I frequently rant about removing lawns that don’t serve a needed recreational purpose, approaching the topic from an environmental / sustainability mindset. But for completely aesthetically selfish reasons, another great reason is to give yourself more real estate in which to play with fun plant compositions. As you’ll see below, when you allow enough space to create “Uber-beds” you can really play.
Here’s how the “twofer bed” idea works. If you have a planting area that can be seen from more than one angle, consider placing a “ridge line” of taller plants through the middle of your bed so that it blocks the view of plants on each side of the ridge. The ridge plants now offer a backdrop for experimenting with more than one composition, using the same backdrop twice.
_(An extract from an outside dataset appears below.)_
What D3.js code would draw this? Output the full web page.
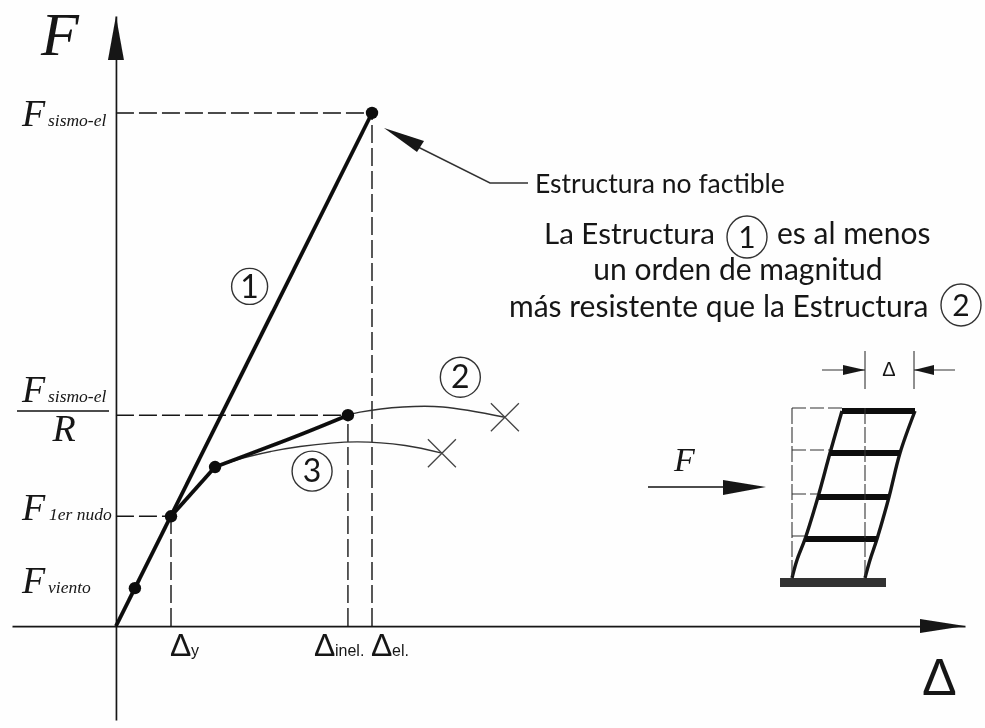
<!DOCTYPE html>
<html><head><meta charset="utf-8">
<script src="https://cdn.jsdelivr.net/npm/d3@7/dist/d3.min.js"></script>
<style>html,body{margin:0;padding:0;background:#fff}svg{display:block}</style>
</head><body><div id="chart"></div>
<script>
// Displacement (x) and force (y), as % of the elastic seismic demand
const origin = [0, 0];
const pointViento = [7.4, 7.4];
const pointPrimerNudo = [21.5, 21.4];
const pointKink = [38.7, 31];
const pointInelastic = [90.6, 41.1];
const pointElastic = [100, 100];
const curve1 = [origin, pointElastic];
const curveYield = [pointPrimerNudo, pointKink];
const curveHardening = [pointKink, [71.9, 37.3], pointInelastic];
const curve2 = [pointInelastic, [95.3, 41.7], [112.1, 42.7], [127.7, 42.7], [151.9, 40.7]];
const curve3 = [pointKink, [52.3, 33.1], [71.9, 35], [94.1, 35.9], [113, 35.2], [127.3, 33.7]];
const failurePoints = [[151.9, 40.7], [127.3, 33.7]];
const keyPoints = [pointViento, pointPrimerNudo, pointKink, pointInelastic, pointElastic];
const guides = [pointPrimerNudo, pointInelastic, pointElastic];
const curveTags = [["1", 52.2, 66.2, 18], ["2", 134.5, 48.5, 20], ["3", 76.6, 30.2, 20]];
// Inset frame: storey drift in the same picture, in frame units
const insetLeft = [[792,578],[797,560],[805,539],[818,497],[830,453],[842,411]];
const insetRight = [[865,578],[870,560],[877,539],[889,497],[900,453],[915,411]];
const insetFloorIndex = [2, 3, 4, 5];

const W = 985, H = 728;
const x = d3.scaleLinear().domain([-40.6, 331.6]).range([12, 965]);
const y = d3.scaleLinear().domain([-18.3, 118.9]).range([720, 16]);
const svg = d3.select("#chart").append("svg").attr("width", W).attr("height", H).style("background", "#fefefe");
const defs = svg.append("defs");
defs.append("filter").attr("id", "soft").attr("x", 0).attr("y", 0)
  .attr("filterUnits", "userSpaceOnUse").attr("width", W).attr("height", H)
  .append("feGaussianBlur").attr("stdDeviation", 0.6);
const g = svg.append("g").attr("filter", "url(#soft)");
const ink = "#161616";

const axisX = d3.axisBottom(x).tickValues([]).tickSizeOuter(0);
const axisY = d3.axisLeft(y).tickValues([]).tickSizeOuter(0);
g.append("g").attr("transform", `translate(0,${y(0)})`).call(axisX).select("path").attr("stroke", ink).attr("stroke-width", 1.7);
g.append("g").attr("transform", `translate(${x(0)},0)`).call(axisY).select("path").attr("stroke", ink).attr("stroke-width", 1.7);
g.append("path").attr("d", `M${x(331.6)},${y(0)}L${x(331.6)-45},${y(0)-7}L${x(331.6)-45},${y(0)+7}Z`).attr("fill", ink);
g.append("path").attr("d", `M${x(0)},${y(118.9)}L${x(0)-8},${y(118.9)+44}L${x(0)+8},${y(118.9)+44}Z`).attr("fill", ink);

const dash = "18 5";
g.selectAll(".gh").data(guides).join("line").attr("x1", x(0)).attr("x2", d => x(d[0])).attr("y1", d => y(d[1])).attr("y2", d => y(d[1]))
  .attr("stroke", ink).attr("stroke-width", 1.4).attr("stroke-dasharray", dash);
g.selectAll(".gv").data(guides).join("line").attr("x1", d => x(d[0])).attr("x2", d => x(d[0])).attr("y1", y(0)).attr("y2", d => y(d[1]))
  .attr("stroke", ink).attr("stroke-width", 1.4).attr("stroke-dasharray", dash);

const straight = d3.line().x(d => x(d[0])).y(d => y(d[1]));
const smooth = d3.line().x(d => x(d[0])).y(d => y(d[1])).curve(d3.curveCatmullRom.alpha(0.5));
g.append("path").attr("d", smooth(curve2)).attr("fill", "none").attr("stroke", "#333").attr("stroke-width", 1.4);
g.append("path").attr("d", smooth(curve3)).attr("fill", "none").attr("stroke", "#333").attr("stroke-width", 1.4);
g.append("path").attr("d", straight(curve1)).attr("fill", "none").attr("stroke", "#0c0c0c").attr("stroke-width", 3.8);
g.append("path").attr("d", straight(curveYield)).attr("fill", "none").attr("stroke", "#0c0c0c").attr("stroke-width", 3.8);
g.append("path").attr("d", smooth(curveHardening)).attr("fill", "none").attr("stroke", "#0c0c0c").attr("stroke-width", 3.8);
g.selectAll(".pt").data(keyPoints).join("circle").attr("cx", d => x(d[0])).attr("cy", d => y(d[1])).attr("r", 6.2).attr("fill", "#0c0c0c");
failurePoints.forEach(d => {
  const cx = x(d[0]), cy = y(d[1]), r = 14;
  g.append("path").attr("d", `M${cx-r},${cy+r}L${cx+r},${cy-r}M${cx-r},${cy-r}L${cx+r},${cy+r}`).attr("stroke", "#444").attr("stroke-width", 1.3).attr("fill", "none");
});

function tag(cx, cy, t, rx, ry, fs) {
  g.append("ellipse").attr("cx", cx).attr("cy", cy).attr("rx", rx).attr("ry", ry).attr("fill", "none").attr("stroke", "#333").attr("stroke-width", 1.4);
  g.append("text").attr("x", cx).attr("y", cy + fs * 0.35).attr("text-anchor", "middle").attr("font-family", "Lato").attr("font-size", fs).attr("fill", ink).text(t);
}
curveTags.forEach(d => tag(x(d[1]), y(d[2]), d[0], d[3], d[3], 32));

const serif = "Liberation Serif", sans = "Liberation Sans", cal = "Lato";
function txt(px, py, s, fam, fs, opt = {}) {
  return g.append("text").attr("x", px).attr("y", py).attr("font-family", fam).attr("font-size", fs)
    .attr("font-style", opt.italic ? "italic" : "normal").attr("text-anchor", opt.anchor || "start").attr("fill", opt.fill || ink).text(s);
}
txt(41, 55, "F", serif, 62, {italic: true});
txt(22, 126, "F", serif, 38, {italic: true}); txt(48, 126, "sismo-el", serif, 17.5, {italic: true});
txt(22, 402, "F", serif, 38, {italic: true}); txt(48, 402, "sismo-el", serif, 17.5, {italic: true});
g.append("line").attr("x1", 17).attr("x2", 109).attr("y1", 411).attr("y2", 411).attr("stroke", ink).attr("stroke-width", 1.5);
txt(64, 441, "R", serif, 38, {italic: true, anchor: "middle"});
txt(22, 520, "F", serif, 38, {italic: true}); txt(49, 520, "1er nudo", serif, 17.5, {italic: true});
txt(22, 593, "F", serif, 38, {italic: true}); txt(48, 593, "viento", serif, 17.5, {italic: true});

txt(170, 656, "Δ", sans, 32); txt(191, 656, "y", sans, 16);
txt(314, 656, "Δ", sans, 32); txt(335, 656, "inel.", sans, 16);
txt(371, 656, "Δ", sans, 32); txt(392, 656, "el.", sans, 16);
txt(922, 695, "Δ", sans, 52);

txt(535, 193, "Estructura no factible", cal, 26.5);
txt(544, 244, "La Estructura", cal, 29.5);
tag(747, 237, "1", 20, 21, 30);
txt(777, 244, "es al menos", cal, 30);
txt(738, 280, "un orden de magnitud", cal, 30, {anchor: "middle"});
txt(509, 317, "más resistente que la Estructura", cal, 30);
tag(961, 305, "2", 20, 21, 30);

// leader arrow to the infeasible point
g.append("path").attr("d", "M410,143L490,183L528,183").attr("fill", "none").attr("stroke", "#333").attr("stroke-width", 1.4);
g.append("path").attr("d", "M384,128L424,141L417,152Z").attr("fill", ink);

// Inset frame
g.append("rect").attr("x", 780).attr("y", 578).attr("width", 106).attr("height", 9).attr("fill", "#333");
const frameLine = d3.line().x(d => d[0]).y(d => d[1]).curve(d3.curveCatmullRom.alpha(0.5));
g.append("path").attr("d", frameLine(insetLeft)).attr("fill", "none").attr("stroke", ink).attr("stroke-width", 3.4);
g.append("path").attr("d", frameLine(insetRight)).attr("fill", "none").attr("stroke", ink).attr("stroke-width", 3.4);
insetFloorIndex.forEach(i => {
  const l = insetLeft[i], r = insetRight[i];
  g.append("line").attr("x1", l[0]).attr("x2", r[0]).attr("y1", l[1]).attr("y2", l[1]).attr("stroke", "#0c0c0c").attr("stroke-width", 6);
  g.append("line").attr("x1", 792).attr("x2", l[0]).attr("y1", l[1] - 3).attr("y2", l[1] - 3).attr("stroke", "#333").attr("stroke-width", 1).attr("stroke-dasharray", "14 4");
});
[792, 865].forEach(px => g.append("line").attr("x1", px).attr("x2", px).attr("y1", 408).attr("y2", 578).attr("stroke", "#333").attr("stroke-width", 1.1).attr("stroke-dasharray", "16 3"));
[865, 914].forEach(px => g.append("line").attr("x1", px).attr("x2", px).attr("y1", 351).attr("y2", 389).attr("stroke", "#333").attr("stroke-width", 1.1));
g.append("line").attr("x1", 822).attr("x2", 865).attr("y1", 370).attr("y2", 370).attr("stroke", "#333").attr("stroke-width", 1.1);
g.append("line").attr("x1", 914).attr("x2", 955).attr("y1", 370).attr("y2", 370).attr("stroke", "#333").attr("stroke-width", 1.1);
g.append("path").attr("d", "M865,370L843,365L843,375Z").attr("fill", ink);
g.append("path").attr("d", "M914,370L934,365L934,375Z").attr("fill", ink);
txt(889, 376, "Δ", sans, 20, {anchor: "middle"});
txt(674, 471, "F", serif, 34, {italic: true});
g.append("line").attr("x1", 648).attr("x2", 725).attr("y1", 487).attr("y2", 487).attr("stroke", ink).attr("stroke-width", 1.4);
g.append("path").attr("d", "M766,487L723,480L723,495Z").attr("fill", ink);
</script></body></html>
Since a picture is worth oh so many words, these photos, taken at Seaside Gardens, just north of Carpinteria, CA. will tell the tale. Seaside is a truly unique nursery in that they’ve given over a substantial bit of acreage to invite local designers to create a series of theme gardens. Even better, the plants are well maintained AND set out to allow them to reach their full size without any hacking or pruning, so you really know the character of the plants your buying.
This stunning combination of Gold Tansy (Tanacetum vulgare 'Isla Gold') and Smoke Bush (Cotinus coggygria ‘Royal Purple') is the type of bold “killer combo” I encourage my students and clients to explore as a bit of design risk-taking. Who needs flowers when you can almost pop an eye out with the pairing like this?
Now let’s hike over the ridge of Tansy. Behold!
On the reverse side is a silvery planting of Silver Rye (Leymus condensatus 'Canyon Prince'). Whether paired with the boldness of Smoke Bush or the subtler textural shift of the rye grass, Tansy is a force to be reckoned with.
So find a plant that can play two roles in your garden and consider placing a surprising pairing on each side.
Nuff for now…gotta go see Golden Compass.